● **Given exercise**: Images are not part of the copy; transcribe all the data exactly.

● **Data shown**:
** START **
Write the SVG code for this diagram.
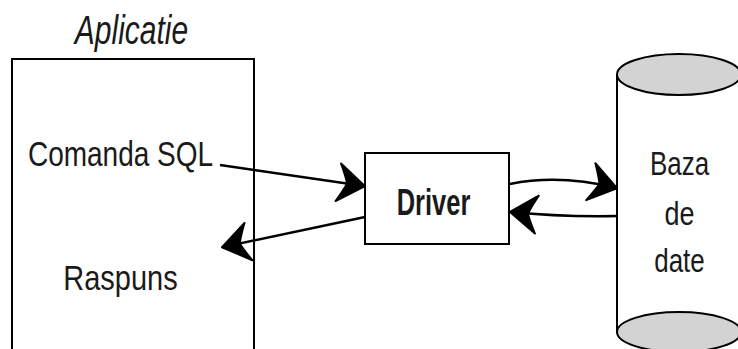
<svg xmlns="http://www.w3.org/2000/svg" width="738" height="349" viewBox="0 0 738 349">
<defs>
<style>
.box{fill:#fff;stroke:#000;stroke-width:2}
.lbl{font-family:"Liberation Sans",Arial,sans-serif;fill:#1a1a1a;text-anchor:middle}
.conn{fill:none;stroke:#000;stroke-width:2.5}
.cap{fill:#d3d3d3;stroke:#000;stroke-width:2}
</style>
<marker id="arr" markerUnits="userSpaceOnUse" viewBox="-30 -22 32 44" refX="0" refY="0" markerWidth="32" markerHeight="44" orient="auto" overflow="visible">
<path d="M1,0 L-26,-19 Q-20,-8 -17,0 Q-20,8 -26,19 Z" fill="#000" stroke="#000" stroke-width="2" stroke-linejoin="round"/>
</marker>
</defs>
<rect width="738" height="349" fill="#fff"/>
<g id="aplicatie">
<rect class="box" x="12" y="59" width="242" height="300"/>
<text class="lbl" font-style="italic" font-size="30" transform="translate(131.5,44) scale(1,1.33)">Aplicatie</text>
<text class="lbl" font-size="28" transform="translate(120.5,166) scale(1,1.25)">Comanda SQL</text>
<text class="lbl" font-size="29" transform="translate(120.5,290) scale(1,1.22)">Raspuns</text>
</g>
<g id="driver">
<rect class="box" x="365" y="153" width="144" height="91"/>
<text class="lbl" font-weight="bold" font-size="26" fill="#000" transform="translate(433.5,215) scale(0.98,1.39)">Driver</text>
</g>
<g id="baza">
<rect x="617" y="74" width="124" height="258" fill="#fff"/>
<line x1="617" y1="74" x2="617" y2="332" stroke="#000" stroke-width="2"/>
<ellipse class="cap" cx="679" cy="332" rx="62" ry="20"/>
<ellipse class="cap" cx="679" cy="74.5" rx="62" ry="20.5"/>
<text class="lbl" font-size="26" transform="translate(679.5,175) scale(1,1.26)">Baza</text>
<text class="lbl" font-size="27" transform="translate(679.5,225) scale(1,1.26)">de</text>
<text class="lbl" font-size="26" transform="translate(679.5,272) scale(1,1.26)">date</text>
</g>
<g id="connectors">
<path class="conn" d="M220,165 L364,186" marker-end="url(#arr)"/>
<path class="conn" d="M365,217 L223,247" marker-end="url(#arr)"/>
<path class="conn" d="M510,184 Q560,174 616,188" marker-end="url(#arr)"/>
<path class="conn" d="M617,216 Q560,217 511,212" marker-end="url(#arr)"/>
</g>
</svg>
** END **
● **Correct result**:
Write the SVG code for this diagram.
<svg xmlns="http://www.w3.org/2000/svg" width="738" height="349" viewBox="0 0 738 349">
<defs>
<style>
.box{fill:#fff;stroke:#000;stroke-width:2}
.lbl{font-family:"Liberation Sans",Arial,sans-serif;fill:#1a1a1a;text-anchor:middle}
.conn{fill:none;stroke:#000;stroke-width:2.5}
.cap{fill:#d3d3d3;stroke:#000;stroke-width:2}
</style>
<marker id="arr" markerUnits="userSpaceOnUse" viewBox="-30 -22 32 44" refX="0" refY="0" markerWidth="32" markerHeight="44" orient="auto" overflow="visible">
<path d="M1,0 L-26,-19 Q-20,-8 -17,0 Q-20,8 -26,19 Z" fill="#000" stroke="#000" stroke-width="2" stroke-linejoin="round"/>
</marker>
</defs>
<rect width="738" height="349" fill="#fff"/>
<g id="aplicatie">
<rect class="box" x="12" y="59" width="242" height="300"/>
<text class="lbl" font-style="italic" font-size="30" transform="translate(131.5,44) scale(1,1.33)">Aplicatie</text>
<text class="lbl" font-size="28" transform="translate(120.5,166) scale(1,1.25)">Comanda SQL</text>
<text class="lbl" font-size="29" transform="translate(120.5,290) scale(1,1.22)">Raspuns</text>
</g>
<g id="driver">
<rect class="box" x="365" y="153" width="144" height="91"/>
<text class="lbl" font-weight="bold" font-size="26" fill="#000" transform="translate(433.5,215) scale(0.98,1.39)">Driver</text>
</g>
<g id="baza">
<rect x="617" y="74" width="124" height="258" fill="#fff"/>
<line x1="617" y1="74" x2="617" y2="332" stroke="#000" stroke-width="2"/>
<ellipse class="cap" cx="679" cy="332" rx="62" ry="20"/>
<ellipse class="cap" cx="679" cy="74.5" rx="62" ry="20.5"/>
<text class="lbl" font-size="26" transform="translate(679.5,175) scale(1,1.26)">Baza</text>
<text class="lbl" font-size="27" transform="translate(679.5,225) scale(1,1.26)">de</text>
<text class="lbl" font-size="26" transform="translate(679.5,272) scale(1,1.26)">date</text>
</g>
<g id="connectors">
<path class="conn" d="M220,165 L364,186" marker-end="url(#arr)"/>
<path class="conn" d="M365,217 L223,247" marker-end="url(#arr)"/>
<path class="conn" d="M510,184 Q560,174 616,188" marker-end="url(#arr)"/>
<path class="conn" d="M617,216 Q560,217 511,212" marker-end="url(#arr)"/>
</g>
</svg>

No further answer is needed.